Hoje, o line-up do evento abrange criadores e marcas de diferentes regiões. “No começo, tínhamos basicamente estilistas de São Paulo, Rio e Minas. Agora há nomes do Pará, da Bahia, do Ceará e de outras partes do Brasil”, explica Borges.
Afinidade de propósito
Ao longo dos anos, o SPFW reuniu parceiros que compartilham o compromisso com inovação e diversidade.
“A credibilidade e o alcance espontâneo do SPFW são únicos. As marcas se associam porque entendem que aqui é o lugar onde inovação e criatividade se encontram”, afirma Graça.
Paulo complementa: “A gente não compra mídia. O que mantém o SPFW de pé é o sentido genuíno do processo. É o valor que foi construído coletivamente.”
O futuro é agora
Ao olhar para frente, Borges evita falar em mais 30 anos. Prefere pensar em ciclos curtos, como o próprio ritmo da moda contemporânea.
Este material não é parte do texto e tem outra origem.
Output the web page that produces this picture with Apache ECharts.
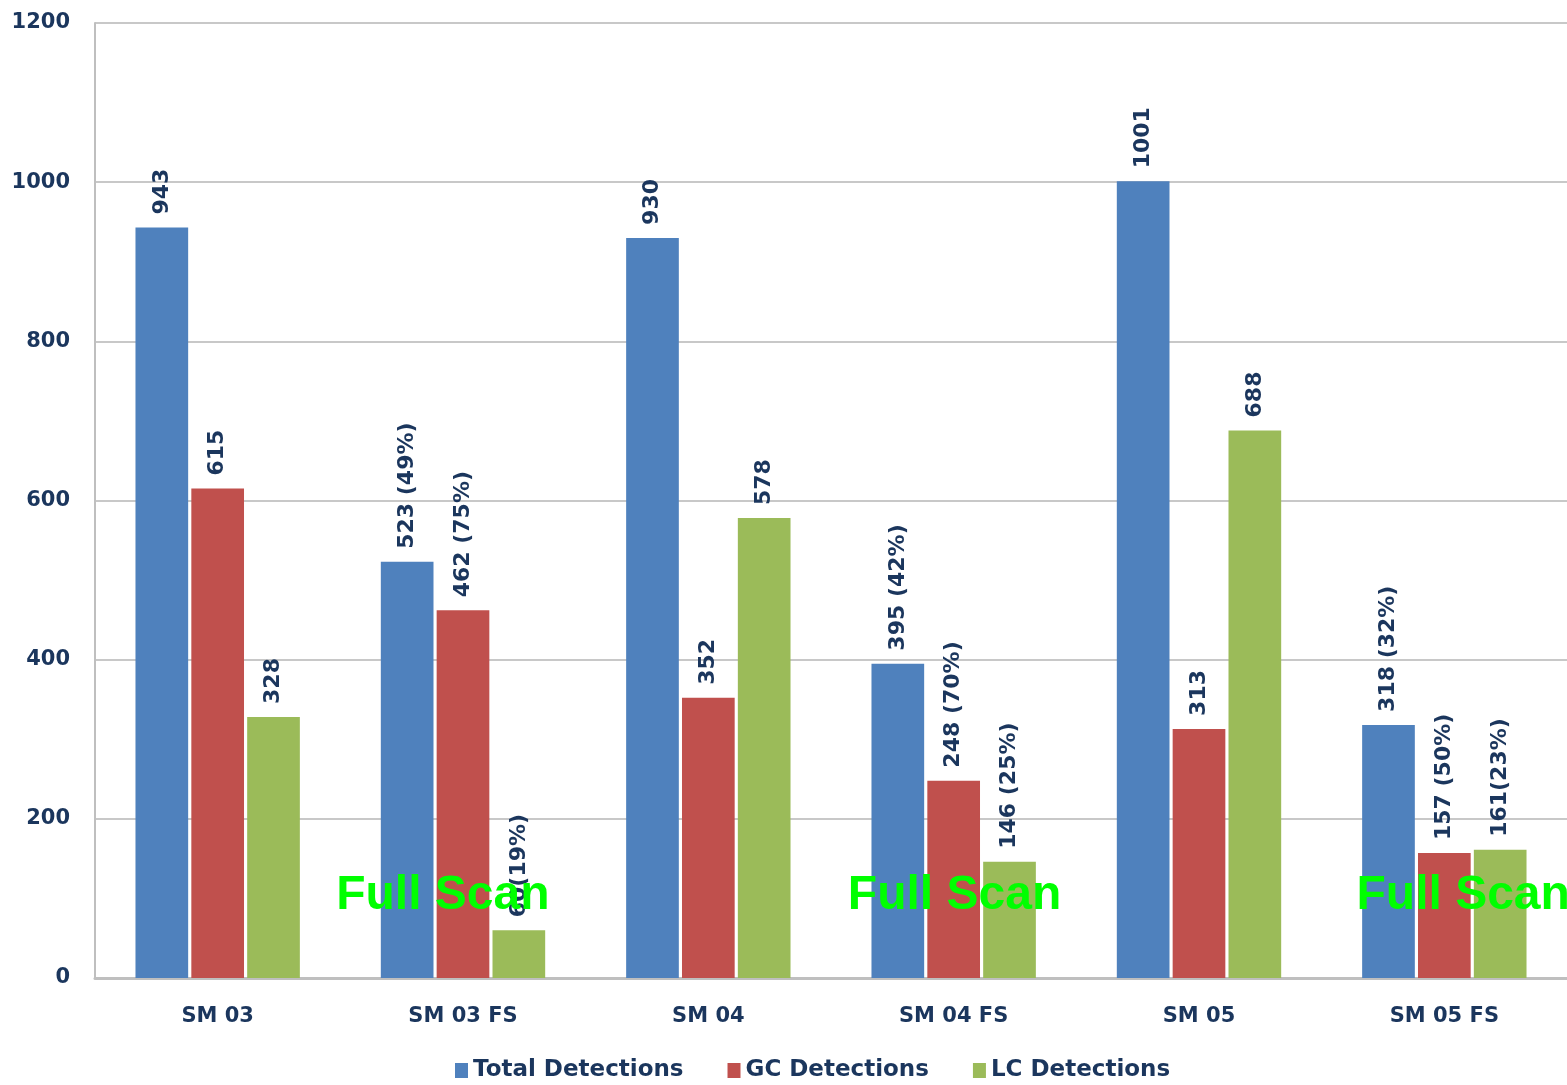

“Hoje, 30 anos são cinco. Nosso desafio é repensar o sistema, manter nossos valores e traduzir o tempo presente. O caos é o momento mais criativo do ser humano”, afirma.
A nova fase vem pautada pela bioeconomia em movimento, conceito que aproxima ciência, tecnologia e território, e reforça a ideia de uma moda conectada à vida e à sustentabilidade.
“Se há 30 anos a paixão era fazer o brasileiro se ver dentro de um sistema de moda, agora é sobre mostrar como esse sistema se conecta à vida e à sustentabilidade”, resume Graça.
A edição N60 acontece de 13 a 20 de outubro, com 38 marcas e criadores, em São Paulo, e tem como tema “Um movimento, uma ousadia”, expressão que representa o percurso do projeto.